Your recipe is so radical! I'm amazed that you see change as being able to be brought about by joining the club - I wouldn't join one that would have me as a member. Come to think of it, you wouldn't either so are you being serious? Join the local Labour party and what, tow the line?

The answer is clearly not to join the Labour party - Labour received the largest income of any party recently, £33m in a single year I think it was - they wasted most of it and neither you nor I can control that waste, even at the local ward level.  Our political process is still based on the male-oriented 'command and control' model - megaphones in the echo chamber.  Have you looked into the Labour Party organisation?  Their hierarchy?  The widespread bullying? The software they use? (Software is vital in today's connected world). Dreadful, backward etc.

If you want anything changed in Haringey, you've got no practical chance as a Cllr - the incumbents exact a heavy price for their right to perch - total allegiance to the party line, as you should know well. Look at their campaigning methods - full of echoes of war - listen to the language. Words like 'footsoldiers' abound. All the parties are stuck in the (male-dominated) past - the future is 'open source' democratic control but I won't bore you with that until it's easier to see on the horizon (hint: podemos). I'm hoping that, with today's successful remain vote, we'll see the beginning of the transition away from that fundamentally racist concept, the sovereign state. Don't get me started on the monarchy!

One thing I strongly object to in you and other politicos is the 'old boy network' where you think yourself capable of solving any problem by sitting down with a small group of people and working out a solution on behalf of the silent majority, even though you have absolutely no expertise in the specific problem domain. Doesn't matter what the issue is, you feel capable of addressing it and making a decision. And who do want around the table? 'Good men and true'. You are perpetrating an approach to dealing with issues derived over centuries by men, for men  - something the 1960's counterculture tried hard to overturn.
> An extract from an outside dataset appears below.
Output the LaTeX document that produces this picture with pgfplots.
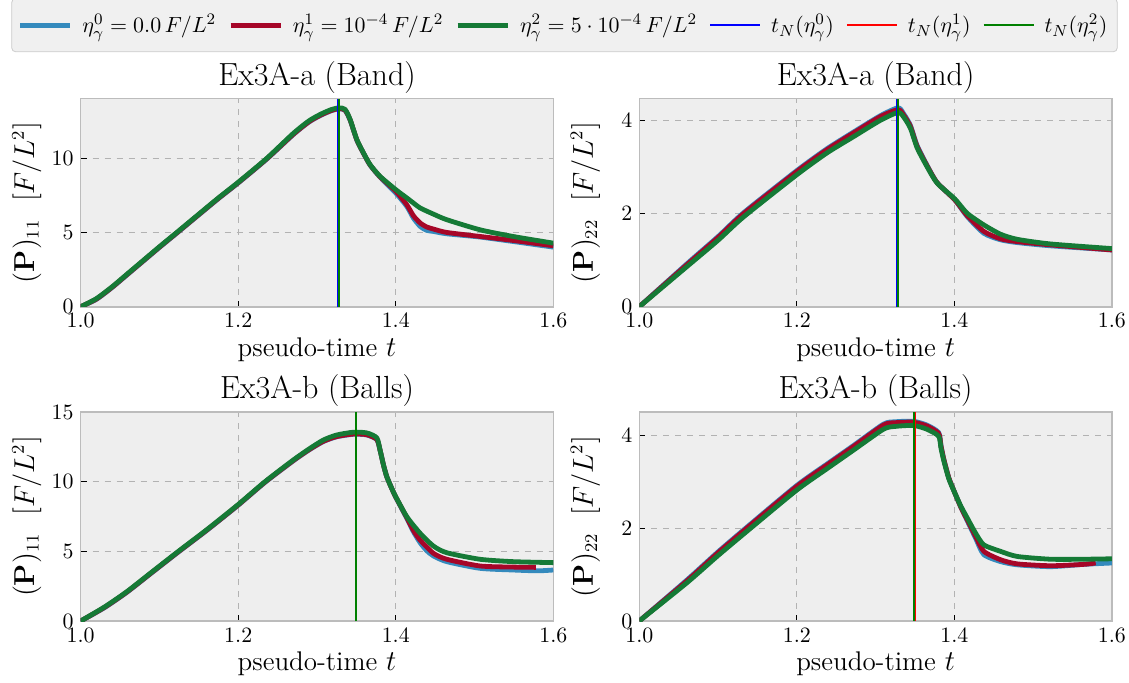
\documentclass[border=0pt]{standalone}
\usepackage{pgfplots}
\pgfplotsset{compat=1.18}
\definecolor{axbg}{HTML}{EEEEEE}
\definecolor{axedge}{HTML}{BCBCBC}
\definecolor{gridc}{HTML}{B2B2B2}
\definecolor{cb}{HTML}{348ABD}
\definecolor{cr}{HTML}{A60628}
\definecolor{cg}{HTML}{157A36}
\definecolor{legbg}{HTML}{F0F0F0}
\definecolor{legedge}{HTML}{CCCCCC}
\definecolor{vb}{RGB}{0,0,255}
\definecolor{vr}{RGB}{255,0,0}
\definecolor{vg}{RGB}{0,128,0}
\pgfplotsset{
  panel/.style={
    scale only axis, width=236.3pt,
    xmin=1, xmax=1.6, ymin=0,
    axis background/.style={fill=axbg},
    axis line style={axedge, line width=0.8pt},
    grid=major, grid style={dashed, gridc, line width=0.4pt},
    tick align=inside, tick pos=left, major tick length=3pt,
    tick style={black, line width=0.6pt},
    xtick={1,1.2,1.4,1.6},
    xticklabel style={/pgf/number format/.cd, fixed, fixed zerofill, precision=1},
    tick label style={font=\fontsize{10.5}{12}\selectfont},
    label style={font=\fontsize{13.5}{15}\selectfont},
    title style={font=\fontsize{16}{18}\selectfont, yshift=-7pt},
    xlabel={pseudo-time $t$},
    xlabel style={yshift=2pt},
    ylabel style={at={(axis description cs:-0.114,0.5)}, anchor=center},
    legend image code/.code={\draw[#1] (0pt,0pt) -- (25pt,0pt);},
  },
  cblue/.style={cb, line width=2.4pt, line join=round, smooth, tension=0.4},
  cred/.style={cr, line width=2.4pt, line join=round, smooth, tension=0.4},
  cgreen/.style={cg, line width=2.4pt, line join=round, smooth, tension=0.4},
  vline/.style={line width=1pt},
}
\begin{document}
\begin{tikzpicture}
\useasboundingbox (0,0) rectangle (564.5pt,341pt);
% ---------------- Top left
\begin{axis}[panel, at={(40.35pt,187.65pt)}, anchor=south west, height=104.1pt,
  ymax=14.05, ytick={0,5,10},
  title={Ex3A-a (Band)},
  ylabel={$(\mathbf{P})_{11}\ \ [F/L^2]$},
  legend style={at={(axis description cs:1.0237,1.482)}, anchor=north,
    legend columns=6, fill=legbg, draw=legedge, rounded corners=2pt,
    font=\fontsize{11}{13}\selectfont, inner xsep=3pt, inner ysep=6pt,
    /tikz/every odd column/.append style={column sep=3pt},
    /tikz/every even column/.append style={column sep=4pt}},
]
\addplot[cblue] coordinates {(1.000,0.00)(1.020,0.50)(1.040,1.30)(1.060,2.20)(1.080,3.10)(1.100,4.00)(1.124,5.05)(1.150,6.20)(1.175,7.30)(1.200,8.35)(1.236,9.95)(1.270,11.62)(1.290,12.47)(1.305,12.92)(1.318,13.22)(1.328,13.35)(1.3356,13.25)(1.342,12.60)(1.3505,11.25)(1.359,10.35)(1.3674,9.55)(1.380,8.75)(1.400,7.67)(1.414,6.77)(1.4224,5.98)(1.431,5.42)(1.4393,5.15)(1.4478,5.08)(1.4648,4.92)(1.507,4.70)(1.549,4.40)(1.600,4.02)};
\addlegendentry{$\eta_\gamma^0 = 0.0\,F/L^2$}
\addplot[cred] coordinates {(1.000,0.00)(1.020,0.52)(1.040,1.32)(1.060,2.22)(1.080,3.12)(1.100,4.02)(1.124,5.07)(1.150,6.22)(1.175,7.32)(1.200,8.37)(1.236,9.97)(1.270,11.64)(1.290,12.49)(1.305,12.94)(1.318,13.24)(1.328,13.37)(1.3356,13.27)(1.342,12.62)(1.3505,11.27)(1.359,10.36)(1.3674,9.57)(1.380,8.77)(1.400,7.79)(1.414,6.88)(1.4224,6.14)(1.431,5.65)(1.4393,5.38)(1.4478,5.24)(1.4648,5.01)(1.507,4.74)(1.549,4.47)(1.600,4.11)};
\addlegendentry{$\eta_\gamma^1 = 10^{-4}\,F/L^2$}
\addplot[cgreen] coordinates {(1.000,0)(1.020,0.55)(1.040,1.35)(1.060,2.25)(1.080,3.15)(1.100,4.05)(1.124,5.10)(1.150,6.25)(1.175,7.35)(1.200,8.40)(1.236,10.00)(1.270,11.70)(1.290,12.55)(1.305,13.00)(1.318,13.30)(1.328,13.42)(1.3356,13.32)(1.342,12.64)(1.3505,11.29)(1.359,10.38)(1.3674,9.59)(1.380,8.80)(1.400,7.90)(1.414,7.34)(1.4224,7.00)(1.431,6.66)(1.4478,6.25)(1.4648,5.87)(1.507,5.19)(1.549,4.74)(1.600,4.29)};
\addlegendentry{$\eta_\gamma^2 = 5\cdot 10^{-4}\,F/L^2$}
\addplot[vb, vline] coordinates {(1.3272,0)(1.3272,14.05)};
\addlegendentry{$t_N(\eta_\gamma^0)$}
\addplot[vr, vline] coordinates {(1.3278,0)(1.3278,14.05)};
\addlegendentry{$t_N(\eta_\gamma^1)$}
\addplot[vg, vline] coordinates {(1.3285,0)(1.3285,14.05)};
\addlegendentry{$t_N(\eta_\gamma^2)$}
\end{axis}
% ---------------- Top right
\begin{axis}[panel, at={(319.65pt,187.65pt)}, anchor=south west, height=104.1pt,
  ymax=4.48, ytick={0,2,4},
  title={Ex3A-a (Band)},
  ylabel={$(\mathbf{P})_{22}\ \ [F/L^2]$},
]
\addplot[cblue] coordinates {(1.000,0)(1.0602,0.92)(1.100,1.51)(1.1322,2.02)(1.200,2.93)(1.2383,3.40)(1.2721,3.76)(1.306,4.11)(1.3285,4.28)(1.3357,4.15)(1.3442,3.90)(1.3527,3.47)(1.3654,3.04)(1.3781,2.67)(1.4005,2.30)(1.4163,1.94)(1.4374,1.58)(1.4586,1.44)(1.4798,1.38)(1.5222,1.31)(1.6006,1.22)};
\addplot[cred] coordinates {(1.000,0)(1.0602,0.90)(1.100,1.49)(1.1322,2.00)(1.200,2.91)(1.2383,3.38)(1.2721,3.74)(1.306,4.09)(1.3285,4.24)(1.3357,4.12)(1.3442,3.88)(1.3527,3.45)(1.3654,3.03)(1.3781,2.67)(1.4005,2.30)(1.4163,1.96)(1.4374,1.62)(1.4586,1.46)(1.4798,1.40)(1.5222,1.33)(1.6006,1.22)};
\addplot[cgreen] coordinates {(1.000,0)(1.0602,0.86)(1.100,1.43)(1.1322,1.93)(1.200,2.84)(1.2383,3.31)(1.2721,3.66)(1.306,4.01)(1.3285,4.18)(1.3357,4.08)(1.3442,3.84)(1.3527,3.42)(1.3654,3.01)(1.3781,2.66)(1.4005,2.32)(1.4163,2.01)(1.4374,1.76)(1.4586,1.56)(1.4798,1.45)(1.5222,1.35)(1.6006,1.25)};
\addplot[vb, vline] coordinates {(1.3272,0)(1.3272,4.48)};
\addplot[vr, vline] coordinates {(1.3278,0)(1.3278,4.48)};
\addplot[vg, vline] coordinates {(1.3288,0)(1.3288,4.48)};
\end{axis}
% ---------------- Bottom left
\begin{axis}[panel, at={(40.35pt,30.5pt)}, anchor=south west, height=104.5pt,
  ymax=15, ytick={0,5,10,15},
  title={Ex3A-b (Balls)},
  ylabel={$(\mathbf{P})_{11}\ \ [F/L^2]$},
]
\addplot[cblue] coordinates {(1.000,0)(1.030,0.95)(1.0584,2.05)(1.090,3.45)(1.124,4.95)(1.160,6.50)(1.1993,8.28)(1.234,9.95)(1.270,11.50)(1.290,12.28)(1.3081,12.88)(1.325,13.22)(1.3462,13.40)(1.3632,13.35)(1.3759,13.02)(1.380,12.28)(1.3844,11.2)(1.3886,10.36)(1.395,9.5)(1.400,8.88)(1.414,7.37)(1.4224,6.41)(1.4309,5.62)(1.4393,5.05)(1.4478,4.67)(1.4648,4.26)(1.507,3.78)(1.549,3.66)(1.580,3.60)(1.600,3.66)};
\addplot[cred] coordinates {(1.000,0)(1.030,0.97)(1.0584,2.07)(1.090,3.47)(1.124,4.97)(1.160,6.52)(1.1993,8.30)(1.234,9.97)(1.270,11.52)(1.290,12.30)(1.3081,12.90)(1.325,13.24)(1.3462,13.42)(1.3632,13.37)(1.3759,13.04)(1.380,12.28)(1.3844,11.2)(1.3886,10.36)(1.395,9.5)(1.400,8.90)(1.414,7.42)(1.4224,6.50)(1.4309,5.81)(1.4478,4.86)(1.4648,4.43)(1.507,3.95)(1.549,3.87)(1.578,3.85)};
\addplot[cgreen] coordinates {(1.000,0)(1.030,1.0)(1.0584,2.10)(1.090,3.50)(1.124,5.0)(1.160,6.55)(1.1993,8.33)(1.234,10.0)(1.270,11.56)(1.290,12.35)(1.3081,12.99)(1.325,13.35)(1.3462,13.55)(1.3632,13.50)(1.3759,13.15)(1.380,12.28)(1.3844,11.2)(1.3886,10.36)(1.395,9.5)(1.400,8.92)(1.414,7.49)(1.4309,6.30)(1.4478,5.38)(1.4648,4.90)(1.507,4.43)(1.549,4.26)(1.600,4.19)};
\addplot[vb, vline] coordinates {(1.3495,0)(1.3495,15)};
\addplot[vr, vline] coordinates {(1.3497,0)(1.3497,15)};
\addplot[vg, vline] coordinates {(1.3489,0)(1.3489,15)};
\end{axis}
% ---------------- Bottom right
\begin{axis}[panel, at={(319.65pt,30.5pt)}, anchor=south west, height=104.5pt,
  ymax=4.5, ytick={0,2,4},
  title={Ex3A-b (Balls)},
  ylabel={$(\mathbf{P})_{22}\ \ [F/L^2]$},
]
\addplot[cblue] coordinates {(1.000,0)(1.0602,0.88)(1.100,1.49)(1.1365,2.02)(1.200,2.92)(1.240,3.40)(1.272,3.78)(1.310,4.24)(1.325,4.29)(1.348,4.30)(1.365,4.22)(1.380,4.06)(1.383,3.78)(1.3866,3.48)(1.393,3.08)(1.4005,2.76)(1.408,2.46)(1.4163,2.16)(1.427,1.78)(1.4374,1.43)(1.4586,1.28)(1.4798,1.21)(1.5222,1.17)(1.5645,1.22)(1.6006,1.25)};
\addplot[cred] coordinates {(1.000,0)(1.0602,0.86)(1.100,1.47)(1.1365,2.00)(1.200,2.90)(1.240,3.38)(1.272,3.76)(1.310,4.22)(1.325,4.27)(1.348,4.28)(1.365,4.20)(1.380,4.04)(1.383,3.77)(1.3866,3.48)(1.393,3.08)(1.4005,2.76)(1.408,2.46)(1.4163,2.18)(1.427,1.82)(1.4374,1.50)(1.4586,1.32)(1.4798,1.23)(1.5222,1.19)(1.5645,1.22)(1.5794,1.25)};
\addplot[cgreen] coordinates {(1.000,0)(1.0602,0.82)(1.100,1.41)(1.1365,1.93)(1.200,2.82)(1.240,3.30)(1.272,3.68)(1.310,4.13)(1.325,4.19)(1.348,4.21)(1.365,4.13)(1.380,3.98)(1.383,3.72)(1.3866,3.45)(1.393,3.06)(1.4005,2.76)(1.408,2.48)(1.4163,2.22)(1.427,1.89)(1.4374,1.64)(1.4586,1.50)(1.4798,1.39)(1.5222,1.33)(1.5645,1.33)(1.6006,1.34)};
\addplot[vb, vline] coordinates {(1.3495,0)(1.3495,4.5)};
\addplot[vr, vline] coordinates {(1.3497,0)(1.3497,4.5)};
\addplot[vg, vline] coordinates {(1.3489,0)(1.3489,4.5)};
\end{axis}
\end{tikzpicture}
\end{document}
You can't sit round the Council table and solve Haringey's problems - you can't see the wood for the trees for one thing. Any good you do is largely by accident.  The very idea that you can be 'advised' by experts so as to equip you to make decisions buttresses your essentially male hubris 'look on my works ye mighty and despair'. You have lost the plot - you cannot even achieve the basics as politicos - a mandate.  So your star is fading - we're taking power away from you because you've abused it. The failure to be able to reach the people with your message is the death-knell for your type of rep. Democracy is about majority and you have never had more than 50% - a complete failure. So, keep taking the tablets :)

Lots of 'don't likes' there - could you articulate your preferred alternative structure? 

It's hard to know what say about your latest comment, Chris Setz.
But since you insist on undoubted facts, please let me point out that "cojones" (Spanish for testicles) is spelt with a "j".
You've got everything else wrong as well.

Ex Cllr Ryan was probably using local government as a 'stepping stone' for greater things (City Hall, natch). There are "Young Turks" in all parties and this has become more evident since a salary, sorry Allowance, was introduced. 

So you're saying that paying Cllrs minimum wage encourages young, politically ambitious people to climb the 'ladder' (see what I did there?).

Are you in favour of changing the allowance system and if so, how exactly?

Does that mean you'll be sharing your expertise on Mexican food?